DATA:
============

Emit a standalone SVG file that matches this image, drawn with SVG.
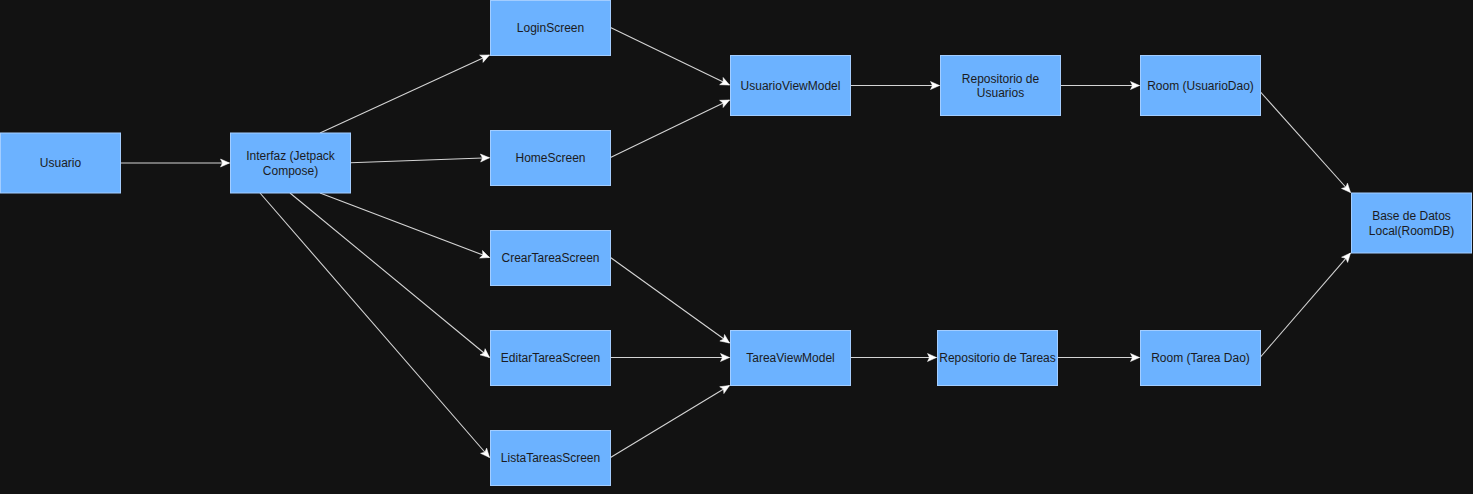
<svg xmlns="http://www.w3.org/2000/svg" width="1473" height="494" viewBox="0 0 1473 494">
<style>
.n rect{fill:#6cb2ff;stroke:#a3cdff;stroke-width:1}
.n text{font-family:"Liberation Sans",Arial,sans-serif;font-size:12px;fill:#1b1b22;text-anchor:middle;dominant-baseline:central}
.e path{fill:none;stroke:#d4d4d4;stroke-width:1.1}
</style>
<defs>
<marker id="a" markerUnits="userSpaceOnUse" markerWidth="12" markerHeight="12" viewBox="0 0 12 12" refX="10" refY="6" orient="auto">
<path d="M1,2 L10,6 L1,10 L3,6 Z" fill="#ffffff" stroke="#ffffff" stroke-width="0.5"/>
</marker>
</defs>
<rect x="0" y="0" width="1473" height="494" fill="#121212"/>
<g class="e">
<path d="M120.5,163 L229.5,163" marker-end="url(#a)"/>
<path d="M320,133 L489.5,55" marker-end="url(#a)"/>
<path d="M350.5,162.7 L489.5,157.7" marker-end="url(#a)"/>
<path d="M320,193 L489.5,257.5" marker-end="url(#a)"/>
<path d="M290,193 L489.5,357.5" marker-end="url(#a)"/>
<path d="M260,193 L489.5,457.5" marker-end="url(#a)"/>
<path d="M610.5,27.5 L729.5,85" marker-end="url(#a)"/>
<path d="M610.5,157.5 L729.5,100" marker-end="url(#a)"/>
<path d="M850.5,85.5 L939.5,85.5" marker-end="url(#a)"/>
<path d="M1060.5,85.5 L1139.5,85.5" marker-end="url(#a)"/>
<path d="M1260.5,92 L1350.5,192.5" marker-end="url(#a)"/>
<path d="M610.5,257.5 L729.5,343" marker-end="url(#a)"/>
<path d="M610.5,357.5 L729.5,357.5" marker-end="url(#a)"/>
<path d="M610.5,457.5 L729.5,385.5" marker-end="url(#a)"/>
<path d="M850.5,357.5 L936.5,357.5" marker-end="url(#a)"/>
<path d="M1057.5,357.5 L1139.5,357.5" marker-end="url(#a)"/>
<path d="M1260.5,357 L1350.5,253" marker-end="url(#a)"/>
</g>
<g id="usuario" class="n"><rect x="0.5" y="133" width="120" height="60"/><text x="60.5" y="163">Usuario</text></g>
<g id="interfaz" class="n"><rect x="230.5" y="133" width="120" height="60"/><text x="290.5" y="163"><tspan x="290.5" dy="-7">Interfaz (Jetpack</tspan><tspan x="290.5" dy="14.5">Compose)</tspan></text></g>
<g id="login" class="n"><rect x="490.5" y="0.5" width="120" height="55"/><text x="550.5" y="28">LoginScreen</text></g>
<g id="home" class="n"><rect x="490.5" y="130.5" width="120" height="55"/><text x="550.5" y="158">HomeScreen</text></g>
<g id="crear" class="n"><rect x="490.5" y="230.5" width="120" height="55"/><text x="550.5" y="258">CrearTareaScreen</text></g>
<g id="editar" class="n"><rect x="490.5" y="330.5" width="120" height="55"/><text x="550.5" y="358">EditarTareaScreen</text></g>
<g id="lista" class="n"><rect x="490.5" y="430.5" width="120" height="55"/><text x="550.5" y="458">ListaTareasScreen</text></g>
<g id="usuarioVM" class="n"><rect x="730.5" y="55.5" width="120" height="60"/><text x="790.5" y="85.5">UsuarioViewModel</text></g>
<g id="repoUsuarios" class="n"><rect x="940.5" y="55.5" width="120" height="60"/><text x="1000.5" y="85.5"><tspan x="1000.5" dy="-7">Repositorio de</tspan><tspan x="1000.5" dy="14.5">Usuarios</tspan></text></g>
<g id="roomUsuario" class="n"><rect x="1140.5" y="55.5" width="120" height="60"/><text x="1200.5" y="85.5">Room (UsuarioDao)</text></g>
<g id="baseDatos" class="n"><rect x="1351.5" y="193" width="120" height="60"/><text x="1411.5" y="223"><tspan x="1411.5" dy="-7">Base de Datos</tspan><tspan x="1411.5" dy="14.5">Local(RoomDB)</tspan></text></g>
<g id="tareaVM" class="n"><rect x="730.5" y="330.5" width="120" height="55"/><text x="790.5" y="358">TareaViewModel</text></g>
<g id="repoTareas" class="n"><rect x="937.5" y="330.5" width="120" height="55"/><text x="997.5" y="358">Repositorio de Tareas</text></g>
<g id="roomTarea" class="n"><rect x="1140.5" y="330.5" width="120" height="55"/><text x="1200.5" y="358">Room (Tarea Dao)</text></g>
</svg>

============

Copy out every line of the material above exactly, skipping the pictures.

WRITTEN ANSWER:
Emit a standalone SVG file that matches this image, drawn with SVG.
<svg xmlns="http://www.w3.org/2000/svg" width="1473" height="494" viewBox="0 0 1473 494">
<style>
.n rect{fill:#6cb2ff;stroke:#a3cdff;stroke-width:1}
.n text{font-family:"Liberation Sans",Arial,sans-serif;font-size:12px;fill:#1b1b22;text-anchor:middle;dominant-baseline:central}
.e path{fill:none;stroke:#d4d4d4;stroke-width:1.1}
</style>
<defs>
<marker id="a" markerUnits="userSpaceOnUse" markerWidth="12" markerHeight="12" viewBox="0 0 12 12" refX="10" refY="6" orient="auto">
<path d="M1,2 L10,6 L1,10 L3,6 Z" fill="#ffffff" stroke="#ffffff" stroke-width="0.5"/>
</marker>
</defs>
<rect x="0" y="0" width="1473" height="494" fill="#121212"/>
<g class="e">
<path d="M120.5,163 L229.5,163" marker-end="url(#a)"/>
<path d="M320,133 L489.5,55" marker-end="url(#a)"/>
<path d="M350.5,162.7 L489.5,157.7" marker-end="url(#a)"/>
<path d="M320,193 L489.5,257.5" marker-end="url(#a)"/>
<path d="M290,193 L489.5,357.5" marker-end="url(#a)"/>
<path d="M260,193 L489.5,457.5" marker-end="url(#a)"/>
<path d="M610.5,27.5 L729.5,85" marker-end="url(#a)"/>
<path d="M610.5,157.5 L729.5,100" marker-end="url(#a)"/>
<path d="M850.5,85.5 L939.5,85.5" marker-end="url(#a)"/>
<path d="M1060.5,85.5 L1139.5,85.5" marker-end="url(#a)"/>
<path d="M1260.5,92 L1350.5,192.5" marker-end="url(#a)"/>
<path d="M610.5,257.5 L729.5,343" marker-end="url(#a)"/>
<path d="M610.5,357.5 L729.5,357.5" marker-end="url(#a)"/>
<path d="M610.5,457.5 L729.5,385.5" marker-end="url(#a)"/>
<path d="M850.5,357.5 L936.5,357.5" marker-end="url(#a)"/>
<path d="M1057.5,357.5 L1139.5,357.5" marker-end="url(#a)"/>
<path d="M1260.5,357 L1350.5,253" marker-end="url(#a)"/>
</g>
<g id="usuario" class="n"><rect x="0.5" y="133" width="120" height="60"/><text x="60.5" y="163">Usuario</text></g>
<g id="interfaz" class="n"><rect x="230.5" y="133" width="120" height="60"/><text x="290.5" y="163"><tspan x="290.5" dy="-7">Interfaz (Jetpack</tspan><tspan x="290.5" dy="14.5">Compose)</tspan></text></g>
<g id="login" class="n"><rect x="490.5" y="0.5" width="120" height="55"/><text x="550.5" y="28">LoginScreen</text></g>
<g id="home" class="n"><rect x="490.5" y="130.5" width="120" height="55"/><text x="550.5" y="158">HomeScreen</text></g>
<g id="crear" class="n"><rect x="490.5" y="230.5" width="120" height="55"/><text x="550.5" y="258">CrearTareaScreen</text></g>
<g id="editar" class="n"><rect x="490.5" y="330.5" width="120" height="55"/><text x="550.5" y="358">EditarTareaScreen</text></g>
<g id="lista" class="n"><rect x="490.5" y="430.5" width="120" height="55"/><text x="550.5" y="458">ListaTareasScreen</text></g>
<g id="usuarioVM" class="n"><rect x="730.5" y="55.5" width="120" height="60"/><text x="790.5" y="85.5">UsuarioViewModel</text></g>
<g id="repoUsuarios" class="n"><rect x="940.5" y="55.5" width="120" height="60"/><text x="1000.5" y="85.5"><tspan x="1000.5" dy="-7">Repositorio de</tspan><tspan x="1000.5" dy="14.5">Usuarios</tspan></text></g>
<g id="roomUsuario" class="n"><rect x="1140.5" y="55.5" width="120" height="60"/><text x="1200.5" y="85.5">Room (UsuarioDao)</text></g>
<g id="baseDatos" class="n"><rect x="1351.5" y="193" width="120" height="60"/><text x="1411.5" y="223"><tspan x="1411.5" dy="-7">Base de Datos</tspan><tspan x="1411.5" dy="14.5">Local(RoomDB)</tspan></text></g>
<g id="tareaVM" class="n"><rect x="730.5" y="330.5" width="120" height="55"/><text x="790.5" y="358">TareaViewModel</text></g>
<g id="repoTareas" class="n"><rect x="937.5" y="330.5" width="120" height="55"/><text x="997.5" y="358">Repositorio de Tareas</text></g>
<g id="roomTarea" class="n"><rect x="1140.5" y="330.5" width="120" height="55"/><text x="1200.5" y="358">Room (Tarea Dao)</text></g>
</svg>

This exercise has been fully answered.